I’m about to get into some upper level business concepts here, so grab a pen and paper and get ready to take notes.

Your very first order of business is to understand why people buy. Why do people purchase something?

When deciding to make a purchase a consumer weighs an offer on a variety of factors that all fall into one of three categories:

  • Operational Excellence
  • Performance Excellence
  • Customer Intimacy

Operational Excellence is things like price.

Performance Excellence is things like innovation or durability.

And Customer Intimacy is all about how well that product meets the needs of the individual customer. Is it one size fits all or is it customised to the customer’s needs?

Now the problem, where most entrepreneurs get hung up, is that they try to be really good in all three areas.

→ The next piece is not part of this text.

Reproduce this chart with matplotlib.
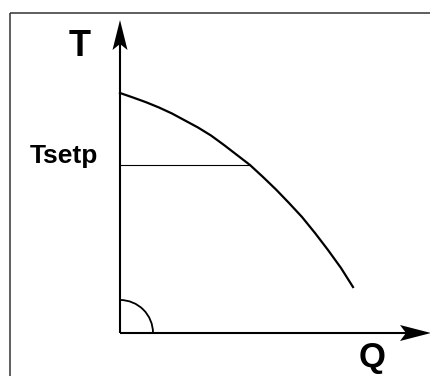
"""Pump curve sketch: T against Q with a setpoint line."""
import matplotlib
matplotlib.use("Agg")
import matplotlib.pyplot as plt
from matplotlib.patches import Arc, Polygon

# ================== Data ================== #
# curve (axis units = pixels from the origin)
q_curve = [0, 13, 26, 39, 52, 65, 78, 91, 104, 117, 130,
           143, 156, 169, 182, 195, 208, 221, 233]
t_curve = [240, 235.5, 230.8, 225.5, 219.5, 212.5, 205.5, 197.5, 188, 178, 168,
           156, 143.5, 130, 116, 100, 83, 65, 46]
t_setp = 168
q_setp = 130

x_label = "Q"
y_label = "T"
setp_label = "Tsetp"

# ================== Figure ================== #
plt.rcParams["font.family"] = ["Liberation Sans", "DejaVu Sans"]
fig = plt.figure(figsize=(4.31, 3.76), dpi=100)
ax = fig.add_axes([0, 0, 1, 1])
ax.set_xlim(-120, 311)
ax.set_ylim(-43, 333)
ax.axis("off")

# frame (cropped: only top and left visible)
ax.plot([-110, 311], [320, 320], color="#333333", lw=1.1, solid_capstyle="butt")
ax.plot([-110, -110], [320, -43], color="#333333", lw=1.1, solid_capstyle="butt")

# axes with notched arrow heads
y_tip, x_tip = 313, 311
ax.plot([0, 0], [0, y_tip - 24], color="black", lw=1.5, solid_capstyle="butt")
ax.plot([0, x_tip - 25], [0, 0], color="black", lw=1.5, solid_capstyle="butt")
ax.add_patch(Polygon([(0, y_tip), (7.5, y_tip - 30), (0, y_tip - 24),
                      (-7.5, y_tip - 30)], closed=True, color="black", lw=0))
ax.add_patch(Polygon([(x_tip, 0), (x_tip - 31, 8), (x_tip - 25, 0),
                      (x_tip - 31, -8)], closed=True, color="black", lw=0))

# right angle marker
ax.add_patch(Arc((0, 0), 66, 66, theta1=0, theta2=90, color="black", lw=1.3))

# pump curve and setpoint line
ax.plot(q_curve, t_curve, color="black", lw=1.6, solid_joinstyle="round")
ax.plot([0, q_setp], [t_setp, t_setp], color="black", lw=0.8)

# labels
ax.text(-40, 286, y_label, fontsize=26, fontweight="bold", ha="center", va="center")
ax.text(-90, 170, setp_label, fontsize=19, fontweight="bold", ha="left", va="baseline")
ax.text(252, -34, x_label, fontsize=25, fontweight="bold", ha="center", va="baseline")

fig.savefig("out.png", dpi=100)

They try to have a good price. They try to have the best features. They try to make it meet as many needs for as many customers as possible.

And you may be listening to me right now thinking that makes sense, and yes…it does…

But it’s wrong.

That assumption — the drive to be fabulous in all three areas — assumes all of your customers care equally about each area.

And they don’t.

You see, each segment of your market is going to give a different level of importance to each area.

Some customers are going to care far more about Operational Excellence factors than about Customer Intimacy. Others will care far more about Customer Intimacy than Operational Excellence.

Consumers decide to purchase when the factor they care about the most is irresistible, and the other two factors are good enough.

Which factor is irresistible will vary based on your market segments.

So let me give you an example.

Let’s say you make kitchen cabinets, and you have segmented your target market into two different segments:

  1. Contractors who have been in business for over 10 years, have a shining reputation, and generate 8 figures a year in revenue.
  2. Consumers who make under $100,000 per year and are installing cabinets themselves because they cannot afford a contractor.

These two segments will not want the same products.

A contractor in this example will care about their reputation for quality. They will value Customer Intimacy far more than they will care about an Operational factor like price because the price gets passed down to their client.

The DIY consumer will care far more about Operational factors like price than Customer Intimacy because they’re on a tight budget.

If you approached a DIY consumer with your high end custom cabinetry package where you go into the home with your computer and your camera and do a digital map of their walls so you can then go build the cabinets which take 4-6 weeks to be finished, the consumer is going to brush you off. The consumer wants the good price of the pre-fab cabinets and is willing to sacrifice custom.

The contractor making over 8 figures with a phenomenal reputation for quality will brush you off if you approach them with your pre-fab cabinets because they value Customer Intimacy far more than they value price.

So what do you do?

If you’re a smart cabinet maker, you offer two packages. You do not try to sell the same package to two different segments because each segment will give different importance to Operational, Performance, and Intimacy factors.

How do you do this in your own business?

You do it by getting very clear on who your segments are, and then asking yourself which metric do you want to be the best and on which two will you settle for being “good enough?”

If the metric you want to excel at does not line up with your segment’s values, you’re going to have to go back to the drawing board.

This is why you must know your market, and you must create or pivot your product with the market in mind. Pick the metric they care about the most to be your focus and resign yourself to accepting “good enough” for the rest.

And one final point I want to make:

Don’t make the mistake of thinking you can be the absolute best in your industry at all three. You can’t. You’ll invariably create a product that isn’t the best at anything and in the end you’ll end up with something that leaves your customers wanting a different product.